● Objective:
Copy the listing verbatim, excluding any images found in it.

● Provided data:
* begin *

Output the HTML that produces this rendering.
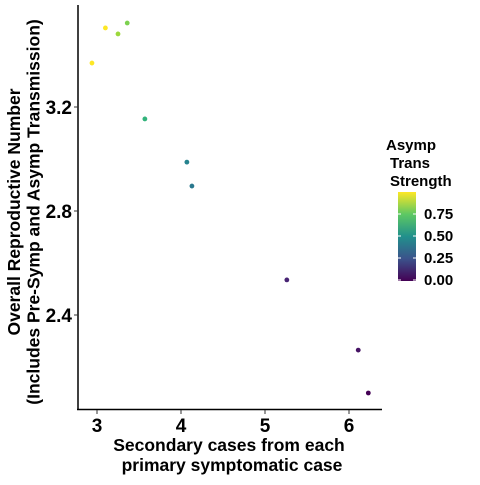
<!DOCTYPE html>
<html><head><meta charset="utf-8"><style>
body{margin:0;background:#fff}
svg text{font-family:"Liberation Sans",Arial,sans-serif;font-weight:bold}
</style></head><body>
<svg id="chart" width="480" height="480">
<defs><linearGradient id="vir" x1="0" y1="1" x2="0" y2="0">
<stop offset="0" stop-color="#440154"/><stop offset="0.25" stop-color="#3b528b"/>
<stop offset="0.5" stop-color="#21908c"/><stop offset="0.75" stop-color="#5dc863"/>
<stop offset="1" stop-color="#fde725"/></linearGradient></defs>
<g id="axes"></g><g id="points"></g>
<text x="229" y="451" font-size="17.5" text-anchor="middle">Secondary cases from each</text>
<text x="232" y="471" font-size="17.5" text-anchor="middle">primary symptomatic case</text>
<g transform="translate(20,212) rotate(-90)">
<text x="0" y="0" font-size="17.5" text-anchor="middle">Overall Reproductive Number</text>
<text x="0" y="19.5" font-size="17.5" text-anchor="middle">(Includes Pre-Symp and Asymp Transmission)</text></g>
<g>
<text x="386" y="150" font-size="15">Asymp</text>
<text x="390" y="168" font-size="15">Trans</text>
<text x="390" y="186" font-size="15">Strength</text>
<rect x="398" y="192" width="18" height="89" fill="url(#vir)"/>
<g id="legticks"></g></g>
</svg>
<script>
const xs=[2.94,3.10,3.25,3.36,3.57,4.07,4.13,5.26,6.11,6.23];
const ys=[3.369,3.504,3.481,3.523,3.154,2.988,2.896,2.535,2.265,2.100];
const strength=[1.0,1.0,0.85,0.8,0.65,0.45,0.4,0.1,0.05,0.0];
const xTicks=[3,4,5,6];
const yTicks=[2.4,2.8,3.2];
const legTicks=[0,0.25,0.5,0.75];
const X=v=>97+(v-3)*84, Y=v=>107-(v-3.2)*260, L=v=>280-v*88;
const vir=["#440154","#482878","#3e4989","#31688e","#26828e","#1f9e89","#35b779","#6ece58","#b5de2b","#fde725"];
function col(t){const f=t*(vir.length-1),i=Math.min(Math.floor(f),vir.length-2),r=f-i;
const a=vir[i],b=vir[i+1],p=(s,k)=>parseInt(s.substr(k,2),16);
return "rgb("+[1,3,5].map(k=>Math.round(p(a,k)+(p(b,k)-p(a,k))*r)).join(",")+")";}
const NS="http://www.w3.org/2000/svg";
function mk(tag,at,parent,txt){const e=document.createElementNS(NS,tag);for(const k in at)e.setAttribute(k,at[k]);if(txt!=null)e.textContent=txt;document.getElementById(parent).appendChild(e);return e;}
let e=mk("line",{x1:78,y1:5,x2:78,y2:410,stroke:"#000","stroke-width":1.5},"axes");


e=mk("line",{x1:77,y1:409.5,x2:382,y2:409.5,stroke:"#000","stroke-width":1.5},"axes");


xTicks.forEach(t=>{mk("line",{x1:X(t),x2:X(t),y1:410,y2:414,stroke:"#333"},"axes");
e=mk("text",{x:X(t),y:432,"font-size":19,"text-anchor":"middle"},"axes",t);

});
yTicks.forEach(t=>{mk("line",{x1:74,x2:78,y1:Y(t),y2:Y(t),stroke:"#333"},"axes");
e=mk("text",{x:72,y:Y(t)+7,"font-size":19,"text-anchor":"end"},"axes",t.toFixed(1));

});
xs.forEach((x,i)=>{e=mk("circle",{cx:X(x),cy:Y(ys[i]),r:2.4,fill:col(strength[i])},"points");

});
legTicks.forEach(t=>{mk("line",{x1:398,x2:401,y1:L(t),y2:L(t),stroke:"#fff"},"legticks");
mk("line",{x1:413,x2:416,y1:L(t),y2:L(t),stroke:"#fff"},"legticks");
e=mk("text",{x:424,y:L(t)+5,"font-size":15},"legticks",t.toFixed(2));

});
</script>
</body></html>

* end *

● Task output:
Output the HTML that produces this rendering.
<!DOCTYPE html>
<html><head><meta charset="utf-8"><style>
body{margin:0;background:#fff}
svg text{font-family:"Liberation Sans",Arial,sans-serif;font-weight:bold}
</style></head><body>
<svg id="chart" width="480" height="480">
<defs><linearGradient id="vir" x1="0" y1="1" x2="0" y2="0">
<stop offset="0" stop-color="#440154"/><stop offset="0.25" stop-color="#3b528b"/>
<stop offset="0.5" stop-color="#21908c"/><stop offset="0.75" stop-color="#5dc863"/>
<stop offset="1" stop-color="#fde725"/></linearGradient></defs>
<g id="axes"></g><g id="points"></g>
<text x="229" y="451" font-size="17.5" text-anchor="middle">Secondary cases from each</text>
<text x="232" y="471" font-size="17.5" text-anchor="middle">primary symptomatic case</text>
<g transform="translate(20,212) rotate(-90)">
<text x="0" y="0" font-size="17.5" text-anchor="middle">Overall Reproductive Number</text>
<text x="0" y="19.5" font-size="17.5" text-anchor="middle">(Includes Pre-Symp and Asymp Transmission)</text></g>
<g>
<text x="386" y="150" font-size="15">Asymp</text>
<text x="390" y="168" font-size="15">Trans</text>
<text x="390" y="186" font-size="15">Strength</text>
<rect x="398" y="192" width="18" height="89" fill="url(#vir)"/>
<g id="legticks"></g></g>
</svg>
<script>
const xs=[2.94,3.10,3.25,3.36,3.57,4.07,4.13,5.26,6.11,6.23];
const ys=[3.369,3.504,3.481,3.523,3.154,2.988,2.896,2.535,2.265,2.100];
const strength=[1.0,1.0,0.85,0.8,0.65,0.45,0.4,0.1,0.05,0.0];
const xTicks=[3,4,5,6];
const yTicks=[2.4,2.8,3.2];
const legTicks=[0,0.25,0.5,0.75];
const X=v=>97+(v-3)*84, Y=v=>107-(v-3.2)*260, L=v=>280-v*88;
const vir=["#440154","#482878","#3e4989","#31688e","#26828e","#1f9e89","#35b779","#6ece58","#b5de2b","#fde725"];
function col(t){const f=t*(vir.length-1),i=Math.min(Math.floor(f),vir.length-2),r=f-i;
const a=vir[i],b=vir[i+1],p=(s,k)=>parseInt(s.substr(k,2),16);
return "rgb("+[1,3,5].map(k=>Math.round(p(a,k)+(p(b,k)-p(a,k))*r)).join(",")+")";}
const NS="http://www.w3.org/2000/svg";
function mk(tag,at,parent,txt){const e=document.createElementNS(NS,tag);for(const k in at)e.setAttribute(k,at[k]);if(txt!=null)e.textContent=txt;document.getElementById(parent).appendChild(e);return e;}
let e=mk("line",{x1:78,y1:5,x2:78,y2:410,stroke:"#000","stroke-width":1.5},"axes");


e=mk("line",{x1:77,y1:409.5,x2:382,y2:409.5,stroke:"#000","stroke-width":1.5},"axes");


xTicks.forEach(t=>{mk("line",{x1:X(t),x2:X(t),y1:410,y2:414,stroke:"#333"},"axes");
e=mk("text",{x:X(t),y:432,"font-size":19,"text-anchor":"middle"},"axes",t);

});
yTicks.forEach(t=>{mk("line",{x1:74,x2:78,y1:Y(t),y2:Y(t),stroke:"#333"},"axes");
e=mk("text",{x:72,y:Y(t)+7,"font-size":19,"text-anchor":"end"},"axes",t.toFixed(1));

});
xs.forEach((x,i)=>{e=mk("circle",{cx:X(x),cy:Y(ys[i]),r:2.4,fill:col(strength[i])},"points");

});
legTicks.forEach(t=>{mk("line",{x1:398,x2:401,y1:L(t),y2:L(t),stroke:"#fff"},"legticks");
mk("line",{x1:413,x2:416,y1:L(t),y2:L(t),stroke:"#fff"},"legticks");
e=mk("text",{x:424,y:L(t)+5,"font-size":15},"legticks",t.toFixed(2));

});
</script>
</body></html>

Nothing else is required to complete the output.